There's a certain wisdom in touching as little as possible. Imagine a hundred different people working on an (old yet vital) building over the years, applying patches and stopgaps, retaining walls and scaffolding. A piece of coat wire hanger here, and a few mysterious yet deliberately placed nails there. You don't know the reason for them all, and it might be ugly as sin, but there's a reason for each one of them. It's similar with code - just ripping those modifications down and rearranging everything is asking for a world of hurt. Code that's working is, well, working... and every line was added to solve some problem or fix some bug.
There's nothing wrong with leaving things better than you found them though. What works for the boy scouts certainly can work for developers, but there's a middle ground. As a boy scout, we'd pitch in help at the mess hall during summer camp. We did not burn the mess hall to the ground and try to build a better one. I mean, unless they had asked us to. We did appreciate a good bonfire. 🔥
After some time well wasted, I remembered that I was hired to maintain and extend an app, for a particular set of time, as long as it's working for all parties involved. I was not hired to treat the app like my pet project. I cut my losses, left the code of yesteryear's developers alone, and just extended the code. I put a few things in the controller where they'd be testable, and made peace with the fact that some things would have to remain in the view.
It wasn't all wasted time though.
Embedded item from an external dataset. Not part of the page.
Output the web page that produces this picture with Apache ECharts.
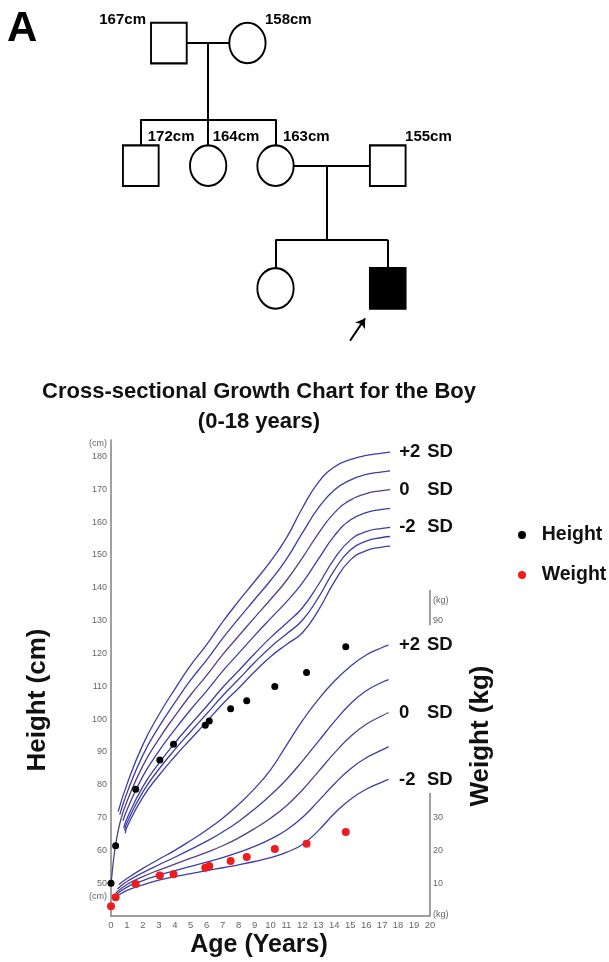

Most of our work as developers is not in coding, but in thinking about coding. We plan, we discuss, we come to understand what we're building on. Writing code, especially now as a team lead, is maybe 25% of my day after discussions with project managers, planning with the team, noodling it over in my own head, rinse and repeat. Sometimes tearing something down a few times is what it takes to understand how things work. Thank you git revert!